In tests 158A and 162B the advantage of using a relatively cold stream of potassium carbonate for final removal of hydrogen sulfide is illustrated. The feed gas contained 0.3 to 0.5 pct. carbon dioxide and 0.11 to 0.15 pct. hydrogen sulfide. This concentration of hydrogen sulfide is higher than would be expected from an earlier hot carbonate purification at the usual temperatures but was used for ease of preparation and analysis. Two-stage regeneration was used in test 158A, with the main stream entering the absorber at 108° C. and the smaller stream at 90° C. The purified gas contained 46 grains of hydrogen sulfide per 100 cubic feet (0.069 percent) and 0.03 percent carbon dioxide. A single stream in 162B at a temperature of 42° C. gave a purified gas containing 0.3 grain hydrogen sulfide per 100 cu.ft., and 0.07 pct. carbon dioxide.

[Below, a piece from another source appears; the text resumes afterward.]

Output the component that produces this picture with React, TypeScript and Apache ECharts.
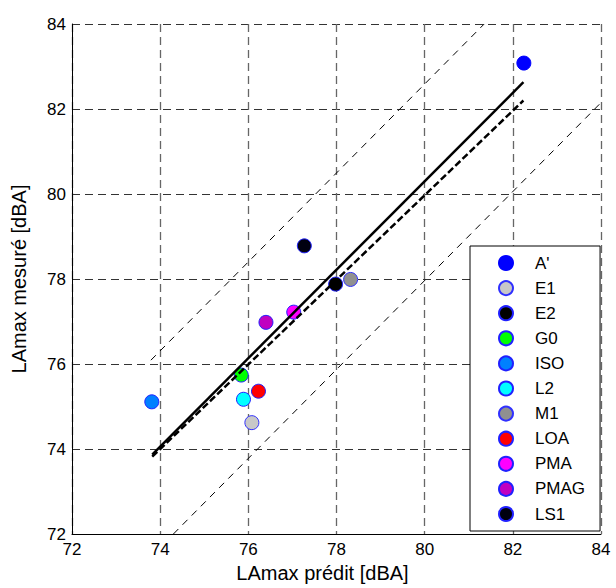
import React, { useEffect, useRef } from "react";
import * as echarts from "echarts";

const names = ["A'", "E1", "E2", "G0", "ISO", "L2", "M1", "LOA", "PMA", "PMAG", "LS1"];
const predicted = [82.25, 76.08, 77.98, 75.84, 73.81, 75.89, 78.32, 76.23, 77.03, 76.4, 77.27];
const measured = [83.08, 74.62, 77.88, 75.74, 75.11, 75.17, 77.99, 75.36, 77.22, 76.98, 78.78];
const fills = ["#0000ff", "#c8c8c8", "#000000", "#00ff00", "#0080ff", "#00ffff", "#909090", "#ff0000", "#ff00ff", "#c000c0", "#000010"];
const edges = ["#0000ff", "#3030ff", "#2020ff", "#2020ff", "#2020ff", "#2020ff", "#3030ff", "#2020ff", "#2020ff", "#2020ff", "#2020ff"];

const fitX = [73.82, 82.24];
const fitY = [73.87, 82.63];
const identX = [73.82, 82.24];
const identY = [73.82, 82.2];
const upperX = [73.79, 81.35];
const upperY = [76.09, 84];
const lowerX = [74.3, 84];
const lowerY = [72, 82.15];

const axisTicks = [72, 74, 76, 78, 80, 82, 84];

const FONT = "'Liberation Sans', Arial, sans-serif";

const pairs = (xs: number[], ys: number[]) => xs.map((x, i) => [x, ys[i]]);

export default function App() {
  const ref = useRef<HTMLDivElement>(null);
  useEffect(() => {
    if (!ref.current) return;
    const chart = echarts.init(ref.current, undefined, { renderer: "svg" });
    const scatter = names.map((n, i) => ({
      name: n,
      type: "scatter",
      data: [[predicted[i], measured[i]]],
      symbol: "circle",
      symbolSize: 14,
      itemStyle: { color: fills[i], borderColor: edges[i], borderWidth: 1, opacity: 1 },
      z: 2,
    }));
    const lineSeries = (data: number[][], width: number, type: any) => ({
      type: "line",
      data,
      showSymbol: false,
      symbol: "none",
      silent: true,
      lineStyle: { color: "#000", width, type },
      z: 3,
    });
    chart.setOption({
      animation: false,
      backgroundColor: "#fff",
      grid: { left: 72, top: 24, width: 529, height: 510, show: false },
      xAxis: {
        type: "value",
        min: axisTicks[0],
        max: axisTicks[axisTicks.length - 1],
        interval: 2,
        name: "LAmax prédit [dBA]",
        nameLocation: "middle",
        nameGap: 27,
        nameTextStyle: { fontFamily: FONT, fontSize: 20, color: "#000", padding: [0, 28, 0, 0] },
        axisLine: { show: true, onZero: false, lineStyle: { color: "#000", width: 1 } },
        axisTick: { show: false },
        axisLabel: { fontFamily: FONT, fontSize: 17, color: "#000", margin: 7 },
        splitLine: { show: true, lineStyle: { color: "#666", width: 1.3, type: [8, 5] } },
      },
      yAxis: {
        type: "value",
        min: axisTicks[0],
        max: axisTicks[axisTicks.length - 1],
        interval: 2,
        name: "LAmax mesuré [dBA]",
        nameLocation: "middle",
        nameGap: 43,
        nameTextStyle: { fontFamily: FONT, fontSize: 20, color: "#000" },
        axisLine: { show: true, onZero: false, lineStyle: { color: "#000", width: 1 } },
        axisTick: { show: false },
        axisLabel: { fontFamily: FONT, fontSize: 17, color: "#000", margin: 6 },
        splitLine: { show: true, lineStyle: { color: "#333", width: 1, type: [8, 5] } },
      },
      legend: {
        show: true,
        orient: "vertical",
        left: 470,
        top: 246,
        data: names,
        icon: "circle",
        itemWidth: 14,
        itemHeight: 14,
        itemGap: 8.1,
        padding: [8.5, 15, 8.5, 28],
        backgroundColor: "#fff",
        borderColor: "#000",
        borderWidth: 1,
        borderRadius: 0,
        selectedMode: false,
        textStyle: { fontFamily: FONT, fontSize: 17, color: "#000", padding: [0, 0, 0, 17] },
        z: 10,
      },
      series: [
        ...scatter,
        lineSeries(pairs(upperX, upperY), 1, [7, 6]),
        lineSeries(pairs(lowerX, lowerY), 1, [7, 6]),
        lineSeries(pairs(identX, identY), 2.5, [7, 3]),
        lineSeries(pairs(fitX, fitY), 2.5, "solid"),
      ],
    });
    return () => chart.dispose();
  }, []);
  return (
    <div
      ref={ref}
      style={{ position: "fixed", left: 0, top: 0, width: 616, height: 588 }}
    />
  );
}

An added margin to insure low concentration of hydrogen sulfide is the use of a few trays in the top section of the final absorber, to which the makeup solution (either KOH or K2CO3) is added. Losses of solution from leakage through pump packing or any other cause could be replaced in this manner. This was demonstrated in bench-scale equipment, in which a bleed stream of purified gas from the hot carbonate absorber was bubbled through a ½-in, level of 25-pct. potassium carbonate solution (135 cc. of solution) at 300 p.s.i.g. pressure and room temperature to determine the removal of hydrogen sulfide and carbon dioxide. Results were as follows:
Carbon dioxide did not react because the rate of reaction was too slow. If potassium hydroxide were used instead of the carbonate, the concentrations of both carbon dioxide and hydrogen sulfide would be lowered. However, the potassium hydroxide would be converted rapidly to potassium carbonate by the carbon dioxide, and the selectivity of the carbonate solution would be as demonstrated earlier.